I completely disagree with the “sticks and stones” proverb I mentioned at the beginning. The person who has repeatedly been told that they are ugly or useless tends to grow up believing it. Someone who has been told by a parent that they were not wanted can rarely shake that off. Racist comments have a corrosive effect. James in his letter was not wrong when he wrote so vividly about the damaging potential of the tongue. It does none of us any harm to remember to pause before we speak and consider what the impact might be. And it is so easy these days to reply quickly so someone or an event. Emails, text messages, twitter responses are so easy to produce in the heat of the moment but can cause so much hurt. Of course, these media can be used for good but James’s warnings about incautious rushing to speech still stand.

Rushing to speech. That was something which the disciple Peter did many times. In the gospel reading, Jesus is at a turning point in his ministry. He has been teaching, preaching and healing for some time; he needs to know where his disciples stand. Will he be able to entrust his mission to them? He puts to them a direct question: “Who do you say I am?” It’s a question for all of us. Jesus demands a response. The most important questions are direct, and the spoken response should be audible. At a wedding, “I will” should be declared loudly and clearly, as befits a serious commitment. We hope here that the response to the “the body and blood of Christ” and the blessing at the end will be a hearty “Amen!” “Yes! Let it be so!”

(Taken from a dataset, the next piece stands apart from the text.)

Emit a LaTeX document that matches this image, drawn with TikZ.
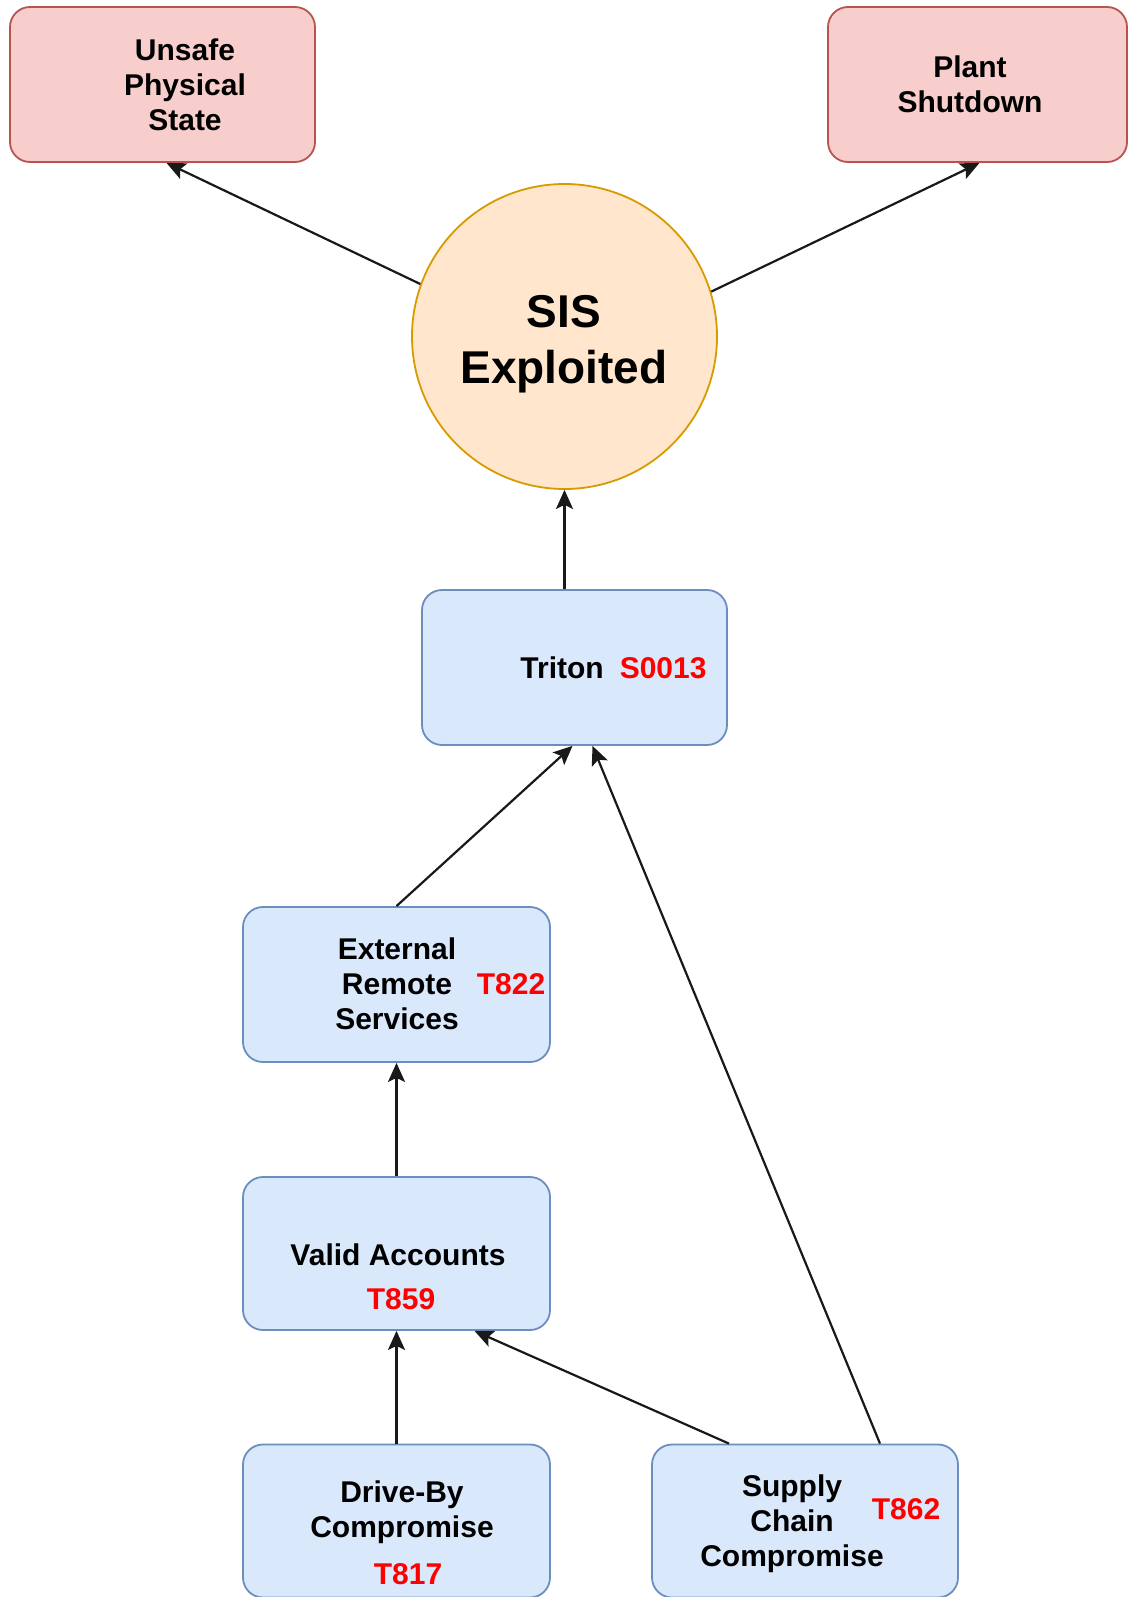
\documentclass[tikz,border=0pt]{standalone}
\usepackage{fontspec}
\setmainfont{Liberation Sans}
\usetikzlibrary{arrows.meta}
\definecolor{redfill}{HTML}{F8CECC}
\definecolor{redline}{HTML}{B85450}
\definecolor{bluefill}{HTML}{DAE8FC}
\definecolor{blueline}{HTML}{6C8EBF}
\definecolor{orfill}{HTML}{FFE6CC}
\definecolor{orline}{HTML}{D79B00}
\definecolor{idred}{HTML}{FF0000}
\begin{document}
\begin{tikzpicture}[x=1pt,y=-1pt,
  boxbase/.style={draw, rectangle, rounded corners=20pt, line width=1.8pt, inner sep=0pt},
  redbox/.style={boxbase, draw=redline, fill=redfill},
  bluebox/.style={boxbase, draw=blueline, fill=bluefill},
  lbl/.style={inner sep=0pt, align=center, font=\bfseries\fontsize{30}{35}\selectfont},
  idlbl/.style={inner sep=0pt, text=idred, font=\bfseries\fontsize{30}{35}\selectfont},
  edge/.style={draw=black!90, line width=2.2pt, -{Stealth[length=19pt,width=17pt,inset=4pt]}}
]
\useasboundingbox (0,0) rectangle (1128,1597);
\fill[white] (0,0) rectangle (1128,1597);

% boxes
\node[redbox, minimum width=305pt, minimum height=155pt] (unsafe) at (162.5,84.5) {};
\node[redbox, minimum width=299pt, minimum height=155pt] (plant) at (977.5,84.5) {};
\node[circle, draw=orline, fill=orfill, line width=1.8pt, minimum size=305pt, inner sep=0pt] (sis) at (564.5,336.5) {};
\node[bluebox, minimum width=305pt, minimum height=155pt] (triton) at (574.5,667.5) {};
\node[bluebox, minimum width=307pt, minimum height=155pt] (ext) at (396.5,984.5) {};
\node[bluebox, minimum width=307pt, minimum height=153pt] (valid) at (396.5,1253.5) {};
\node[bluebox, minimum width=307pt, minimum height=153pt] (drive) at (396.5,1521) {};
\node[bluebox, minimum width=306pt, minimum height=153pt] (supply) at (805,1521) {};

% texts
\node[lbl] (unsafeT) at (185,84.5) {Unsafe\\Physical\\State};
\node[lbl] (plantT) at (970,84) {Plant\\Shutdown};
\node[inner sep=0pt, align=center, font=\bfseries\fontsize{46}{56}\selectfont] (sisT) at (564,344) {SIS\\Exploited};
\node[lbl] (tritonT) at (613.5,667.5) {Triton\hspace{16pt}\textcolor{idred}{S0013}};
\node[lbl] (extT) at (397,983.5) {External\\Remote\\Services};
\node[idlbl] (extID) at (511,984.5) {T822};
\node[lbl] (validT) at (398,1254.5) {Valid Accounts};
\node[idlbl] (validID) at (401,1299.5) {T859};
\node[lbl] (driveT) at (402,1512) {Drive-By\\Compromise};
\node[idlbl] (driveID) at (408,1574.5) {T817};
\node[lbl] (supplyT) at (792,1523.5) {Supply\\Chain\\Compromise};
\node[idlbl] (supplyID) at (906,1509.5) {T862};

% connectors
\draw[edge] (sis.160) -- ([xshift=4pt]unsafe.south);
\draw[edge] (sis.17) -- ([xshift=2pt]plant.south);
\draw[edge] (sis.south |- triton.north) -- (sis.south);
\draw[edge] (ext.north) -- ([xshift=-2pt]triton.south);
\draw[edge] ([xshift=75pt]supply.north) -- ([xshift=18pt]triton.south);
\draw[edge] (valid.north) -- (ext.south);
\draw[edge] (drive.north) -- (valid.south);
\draw[edge] ([xshift=-76pt]supply.north) -- ([xshift=78pt]valid.south);
\end{tikzpicture}
\end{document}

What the other eleven disciples thought is not recorded but Peter takes the courageous step and says, “You are the Messiah, the Son of God”. Brilliant! The right answer. But have Peter (and the others) grasped what this means? It’s not a glorious revolution but humiliation, torture and death, as is the fate of the Lord’s servant in the Isaiah reading. Peter cannot bear it. Rather than pausing to reflect on Jesus’s words, he bursts out in anguish, “No, Lord, this must not happen to you”. Jesus’s words are also spoken out of the distress of not yet being understood as he utters the words of rebuke to Peter out of his own wrestling with the agony of what he must face.

What a painful exchange that was. I can imagine a subdued and puzzled group of disciples that day wondering what on earth was going on. But Peter bounces back. Only six days later he’s there on the mount of transfiguration babbling about building shelters for Moses, Elijah and Jesus. He’s got to speak! Even at the last supper when Jesus begins washing the disciples’ feet, it’s Peter who bursts out, first of all resisting Jesus’s offer and then, when Jesus explains the purpose, asking for his whole body to be washed! Unthinking words keep on pouring out. And, as we know, it gets worse for Peter. In his fear, he denies Jesus three times. Again, his tongue has got the better of him. Jesus, who knows his heart and endlessly forgives, declares through the angelic messenger at the resurrection a special mention of Peter when the women are told, “Go and tell his disciples and Peter that he has gone ahead of you into Galilee”. In John’s Gospel, Jesus gives a special commission to Peter in a threefold instruction which parallels the threefold denial: “feed my sheep”.

At the beginning of the Acts of the Apostles, Peter is no less passionate than before but, in the power of the Spirit, he preaches the first powerful sermons of the church. Words continue to flow from Peter but now they are considered and coherent. Peter’s words continue to be positively channelled in his letters.

Words are powerful. Jesus, the embodied Word of God’s love is the most powerful of all. But first of all, like the servant in Isaiah, comes listening. Listening to God and to those we meet. Then comes the pause, following by what we are to say, bearing in mind the potential for hurt which words have. But then let our words affirm what we believe and declare our faith boldly. “You, Jesus, are the Christ, the Son of the living God”. Amen.